Introduction/Measures
I am working with a MongoDB database with 10 GB of records (nearly 3 million records).
Each record (document) has a field called DomainClass
(which is one out of 11 different classes, previously defined by us).
What i'm trying to accomplish
For statistics reasons, i have to extract from this database, 100 records of each type of DomainClass
, and i can't simply get the first 100, because the sample would be biased. I need those 100 records to be randomized within the database.
What i have tried:
This is basically, what i have tried (in C#).

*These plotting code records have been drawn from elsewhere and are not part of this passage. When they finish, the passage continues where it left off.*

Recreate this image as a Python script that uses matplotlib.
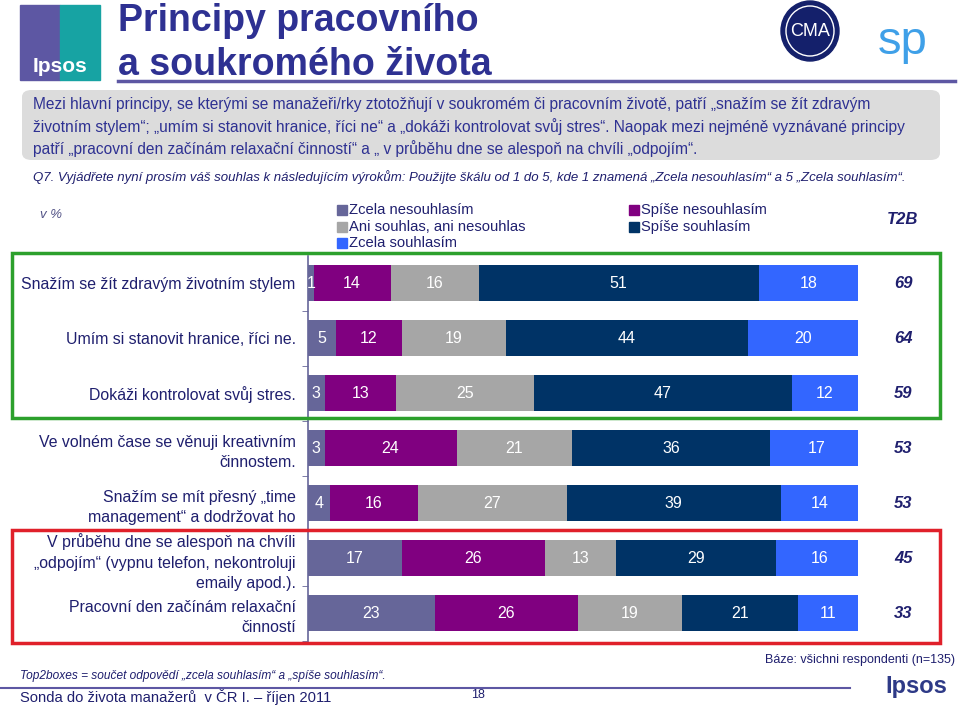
import matplotlib
matplotlib.use("Agg")
from matplotlib import pyplot as plt
from matplotlib.patches import Rectangle, FancyBboxPatch, Ellipse
import numpy as np

plt.rcParams['font.family'] = ['Liberation Sans', 'DejaVu Sans']

# -------- data ----------
categories = [
    "Snažím se žít zdravým životním stylem",
    "Umím si stanovit hranice, říci ne.",
    "Dokáži kontrolovat svůj stres.",
    "Ve volném čase se věnuji kreativním\nčinnostem.",
    "Snažím se mít přesný „time\nmanagement“ a dodržovat ho",
    "V průběhu dne se alespoň na chvíli\n„odpojím“ (vypnu telefon, nekontroluji\nemaily apod.).",
    "Pracovní den začínám relaxační\nčinností",
]
series_names = ["Zcela nesouhlasím", "Spíše nesouhlasím", "Ani souhlas, ani nesouhlas",
                "Spíše souhlasím", "Zcela souhlasím"]
zcela_ne = [1, 5, 3, 3, 4, 17, 23]
spise_ne = [14, 12, 13, 24, 16, 26, 26]
ani = [16, 19, 25, 21, 27, 13, 19]
spise_ano = [51, 44, 47, 36, 39, 29, 21]
zcela_ano = [18, 20, 12, 17, 14, 16, 11]
t2b = [69, 64, 59, 53, 53, 45, 33]

colors = ["#666699", "#800080", "#a6a6a6", "#003366", "#3366ff"]
navy = "#2e3192"
textc = "#1f1f6e"

W, H = 960, 706
fig = plt.figure(figsize=(9.6, 7.06), dpi=100)


def P(x, y):
    return x / W, 1 - y / H


# -------- header ----------
fig.patches.append(Rectangle(P(20, 80), 40 / W, 75 / H, transform=fig.transFigure,
                             color="#5d57a3", zorder=1))
fig.patches.append(Rectangle(P(60, 80), 40 / W, 75 / H, transform=fig.transFigure,
                             color="#17a3a3", zorder=1))
fig.text(*P(60, 66), "Ipsos", color="white", fontsize=15, fontweight="bold",
         ha="center", va="center")

fig.text(*P(118, 21), "Principy pracovního", color=navy, fontsize=27, fontweight="bold",
         ha="left", va="center")
fig.text(*P(118, 65), "a soukromého života", color=navy, fontsize=27, fontweight="bold",
         ha="left", va="center")
fig.lines.append(plt.Line2D([118 / W, 955 / W], [1 - 81 / H, 1 - 81 / H],
                            transform=fig.transFigure, color="#5d57a3", lw=2.5))

# CMA logo
fig.patches.append(Ellipse(P(810, 31), 58 / W, 60 / H, transform=fig.transFigure,
                           color="#14206b", zorder=2))
fig.patches.append(Ellipse(P(810, 31), 48 / W, 50 / H, transform=fig.transFigure,
                           fill=False, ec="white", lw=1, zorder=3))
fig.text(*P(810, 32), "CMA", color="white", fontsize=13, ha="center", va="center", zorder=4)
fig.text(*P(903, 42), "sp", color="#3fa0e8", fontsize=34, ha="center", va="center")

# gray summary box
box = FancyBboxPatch(P(22, 160), 918 / W, 70 / H, transform=fig.transFigure,
                     boxstyle="round,pad=0,rounding_size=0.01", fc="#dcdcdc", ec="none")
fig.patches.append(box)
summary = [
    "Mezi hlavní principy, se kterými se manažeři/rky ztotožňují v soukromém či pracovním životě, patří „snažím se žít zdravým",
    "životním stylem“; „umím si stanovit hranice, říci ne“ a „dokáži kontrolovat svůj stres“. Naopak mezi nejméně vyznávané principy",
    "patří „pracovní den začínám relaxační činností“ a „ v průběhu dne se alespoň na chvíli „odpojím“.",
]
for i, line in enumerate(summary):
    fig.text(*P(33, 105 + i * 22), line, color=navy, fontsize=11.2, ha="left", va="center")

fig.text(*P(33, 177), "Q7. Vyjádřete nyní prosím váš souhlas k následujícím výrokům: Použijte škálu od 1 do 5, "
         "kde 1 znamená „Zcela nesouhlasím“ a 5 „Zcela souhlasím“.",
         color=textc, fontsize=9.5, style="italic", ha="left", va="center")

fig.text(*P(40, 215), "v %", color="#555588", fontsize=9.5, style="italic", ha="left", va="center")

# legend
leg_pos = [(337, 210), (629, 210), (337, 227), (629, 227), (337, 243)]
for k, (lx, ly) in enumerate(leg_pos):
    fig.patches.append(Rectangle(P(lx, ly + 5), 10 / W, 10 / H, transform=fig.transFigure,
                                 color=colors[k]))
    fig.text(*P(lx + 12, ly), series_names[k], color=textc, fontsize=10.6,
             ha="left", va="center")
fig.text(*P(903, 220), "T2B", color=textc, fontsize=12, fontweight="bold", style="italic",
         ha="center", va="center")

# -------- bars ----------
ax = fig.add_axes([308 / W, 1 - 640.5 / H, 550 / W, 385 / H])
y = np.arange(len(categories))
data = [zcela_ne, spise_ne, ani, spise_ano, zcela_ano]
left = np.zeros(len(categories))
for vals, c in zip(data, colors):
    vals = np.array(vals)
    ax.barh(y, vals, left=left, height=0.64, color=c, zorder=2)
    for yi, (l, v) in enumerate(zip(left, vals)):
        ax.text(l + v / 2, yi, str(v), color="white", fontsize=11.5,
                ha="center", va="center", zorder=3)
    left = left + vals

for yi, v in enumerate(t2b):
    ax.text(108.2, yi, str(v), color=textc, fontsize=12, fontweight="bold", style="italic",
            ha="center", va="center")

ax.set_xlim(0, 100)
ax.set_ylim(len(categories) - 0.5, -0.5)
ax.set_yticks(y)
ax.set_yticklabels(categories, fontsize=11.4, color=textc, ha="right")
for t in ax.get_yticklabels():
    t.set_linespacing(1.45)
ax.tick_params(axis="y", length=0, pad=9)
ax.set_yticks(np.arange(len(categories)) + 0.5, minor=True)
ax.tick_params(axis="y", which="minor", length=4, color="#666699", direction="out")
ax.set_xticks([])
for s in ["top", "right", "bottom"]:
    ax.spines[s].set_visible(False)
ax.spines["left"].set_color("#666699")
ax.spines["left"].set_linewidth(1.2)
ax.patch.set_alpha(0)

# highlight boxes
fig.patches.append(Rectangle(P(12, 418), 928 / W, 165 / H, transform=fig.transFigure,
                             fill=False, ec="#2ca02c", lw=2.5, zorder=5))
fig.patches.append(Rectangle(P(12, 643), 928 / W, 113 / H, transform=fig.transFigure,
                             fill=False, ec="#e0202a", lw=2.5, zorder=5))

# -------- footer ----------
fig.text(*P(955, 660), "Báze: všichni respondenti (n=135)", color=textc, fontsize=9,
         ha="right", va="center")
fig.text(*P(20, 676), "Top2boxes = součet odpovědí „zcela souhlasím“ a „spíše souhlasím“.",
         color=textc, fontsize=8.6, style="italic", ha="left", va="center")
fig.lines.append(plt.Line2D([0, 850 / W], [1 - 688 / H, 1 - 688 / H],
                            transform=fig.transFigure, color="#5d57a3", lw=1.5))
fig.text(*P(20, 697), "Sonda do života manažerů  v ČR I. – říjen 2011", color=textc,
         fontsize=10.6, ha="left", va="center")
fig.text(*P(478, 695), "18", color=textc, fontsize=9, ha="center", va="center")
fig.text(*P(916, 686), "Ipsos", color="#2e3a87", fontsize=17, fontweight="bold",
         ha="center", va="center")

fig.savefig("out.png", dpi=100)
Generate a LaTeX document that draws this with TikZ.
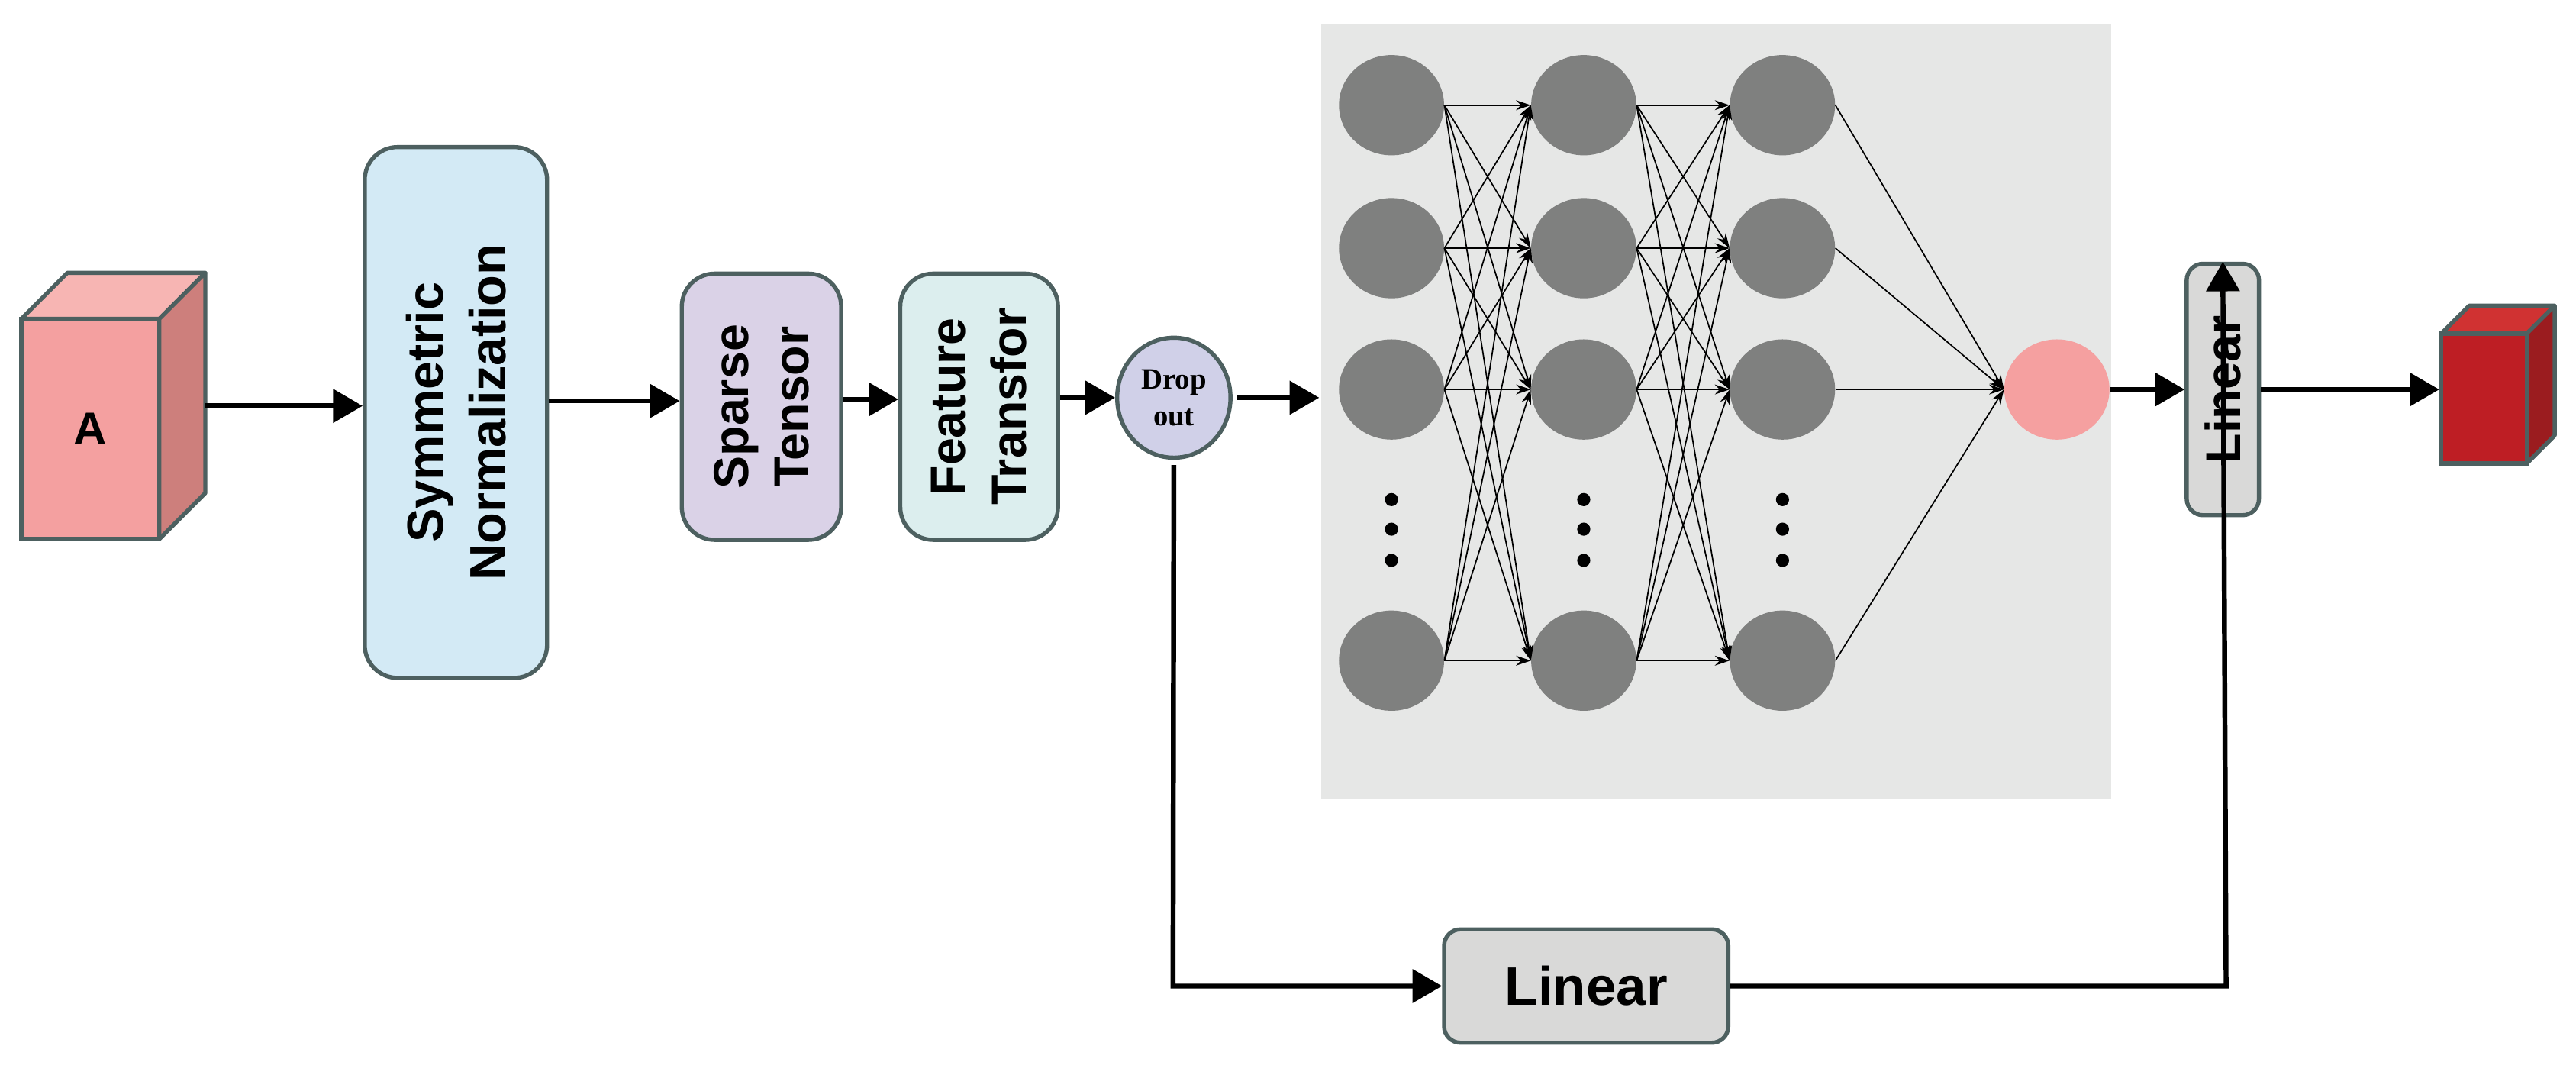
\documentclass[tikz,border=0pt]{standalone}
\usepackage{fontspec}
\setmainfont{Liberation Sans}
\newfontfamily\tms{Liberation Serif}
\usetikzlibrary{arrows.meta,shapes.geometric}
\definecolor{bord}{HTML}{4D6060}
\definecolor{neur}{HTML}{7F807F}
\begin{document}
\begin{tikzpicture}[x=1pt,y=-1pt,
  box/.style={draw=bord,line width=2.5pt,rounded corners=20pt,rotate=90,inner sep=0pt,align=center,font=\fontsize{31}{38}\selectfont\bfseries},
  big/.style={-{Triangle[length=18pt,width=20pt]},line width=3pt},
  neu/.style={ellipse,fill=neur,minimum width=64pt,minimum height=61pt,inner sep=0pt},
  ed/.style={-{Stealth[length=9pt,width=6pt]},line width=0.8pt},
  dot/.style={circle,fill=black,minimum size=8pt,inner sep=0pt}]
\useasboundingbox (0,0) rectangle (1568,654);
% cube A
\fill[fill={rgb,255:red,247;green,181;blue,179},draw=bord,line width=2.5pt,line join=round] (13,194)--(41,166)--(125,166)--(97,194)--cycle;
\fill[fill={rgb,255:red,205;green,127;blue,124},draw=bord,line width=2.5pt,line join=round] (97,194)--(125,166)--(125,300)--(97,328)--cycle;
\node[draw=bord,line width=2.5pt,fill={rgb,255:red,244;green,160;blue,160},minimum width=84pt,minimum height=134pt,inner sep=0pt,font=\fontsize{28}{30}\selectfont\bfseries] (A) at (55,261) {A};
% boxes
\node[box,fill={rgb,255:red,211;green,234;blue,245},minimum width=323pt,minimum height=111pt] (sym) at (277.5,251) {Symmetric\\Normalization};
\node[box,fill={rgb,255:red,218;green,210;blue,231},minimum width=162pt,minimum height=97pt,font=\fontsize{30}{37}\selectfont\bfseries] (sp) at (463.5,247.5) {Sparse\\Tensor};
\node[box,fill={rgb,255:red,220;green,238;blue,238},minimum width=162pt,minimum height=96pt,font=\fontsize{30}{37}\selectfont\bfseries] (ft) at (596,247.5) {Feature\\Transfor};
\node[ellipse,draw=bord,line width=2.5pt,fill={rgb,255:red,208;green,208;blue,232},minimum width=69pt,minimum height=73pt,inner sep=0pt,align=center,font=\tms\fontsize{18}{22}\selectfont\bfseries] (dr) at (714.5,242) {Drop\\out};
\draw[big] (125,247) -- (sym.north|-0,247);
\draw[big] (sym.south|-0,244) -- (sp.north|-0,244);
\draw[big] (sp.south|-0,243) -- (ft.north|-0,243);
\draw[big] (ft.south|-0,242) -- (dr.west);
% panel
\fill[fill={rgb,255:red,230;green,231;blue,230}] (804,15) rectangle (1285,486);
\coordinate (pin) at (803,242);
\draw[big] (dr.east) ++(3,0) coordinate (dre) -- (pin);
\foreach \c/\x in {1/847,2/964,3/1085}{
  \foreach \r/\y in {1/64,2/151,3/237,4/402}{
    \node[neu] (n\c-\r) at (\x,\y) {};
  }
  \node[dot] (d\c-1) at (\x,304) {};
  \node[dot] (d\c-2) at (\x,322) {};
  \node[dot] (d\c-3) at (\x,341) {};
}
\node[neu,fill={rgb,255:red,245;green,160;blue,160}] (out) at (1252,237) {};
\foreach \i in {1,...,4}{
  \foreach \j in {1,...,4}{
    \draw[ed] (n1-\i.east) -- (n2-\j.west);
    \draw[ed] (n2-\i.east) -- (n3-\j.west);
  }
  \draw[ed] (n3-\i.east) -- (out.west);
}
% right linear
\node[draw=bord,line width=2.5pt,rounded corners=10pt,fill={rgb,255:red,217;green,217;blue,216},rotate=90,minimum width=153pt,minimum height=44pt,inner sep=0pt,font=\fontsize{30}{36}\selectfont\bfseries] (lin2) at (1353,237) {Linear};
\draw[big] (out.east) -- (lin2.north);
% red cube
\fill[fill={rgb,255:red,208;green,50;blue,50},draw=bord,line width=2.5pt,line join=round] (1486,203)--(1503,186)--(1555,186)--(1538,203)--cycle;
\fill[fill={rgb,255:red,155;green,28;blue,31},draw=bord,line width=2.5pt,line join=round] (1538,203)--(1555,186)--(1555,265)--(1538,282)--cycle;
\node[draw=bord,line width=2.5pt,fill={rgb,255:red,190;green,30;blue,36},minimum width=52pt,minimum height=79pt,inner sep=0pt] (B) at (1512,242.5) {};
\draw[big] (lin2.south|-0,237) -- (B.west|-0,237);
% bottom linear
\node[draw=bord,line width=2.5pt,rounded corners=10pt,fill={rgb,255:red,217;green,217;blue,216},minimum width=173pt,minimum height=69pt,inner sep=0pt,font=\fontsize{33}{36}\selectfont\bfseries] (lin1) at (965.5,600) {Linear};
\draw[big] (dr.south|-0,283) -- (714,600) -- (lin1.west);
\draw[big] (lin1.east) -- (1355,600) -- (lin2.east);
\end{tikzpicture}
\end{document}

1 - Count the number of records that belongs to a certain DomainClass
.
2 - Randomize 100 numbers between 0 and the count
3- Find all the records that belong to that DomainClass
4- Put them in memory, as a list
5 - Use all the previously randomized integers (100) as a index to this list (to solve the randomization need).
Flaws
I'm afraid that, i won't be able to allocate enough memory (RAM) for all the records of a single class. Since i need the records to be in random positions in the database, i have to put them in memory in order to be able to actually generate a fully randomized sample
Considerations
I have no random field in the documents. My best bet is the Date
field of the document, which follows like this:
"CreationDate" : ISODate("2013-06-25T22:43:15.571Z")
I could get pseudo-random records by Finding the records that were created in a certain second for an example, but i could not find any way to do it, since the seconds are not a field themselves.
Thanks in advance, let me know if there's any other information i must provide.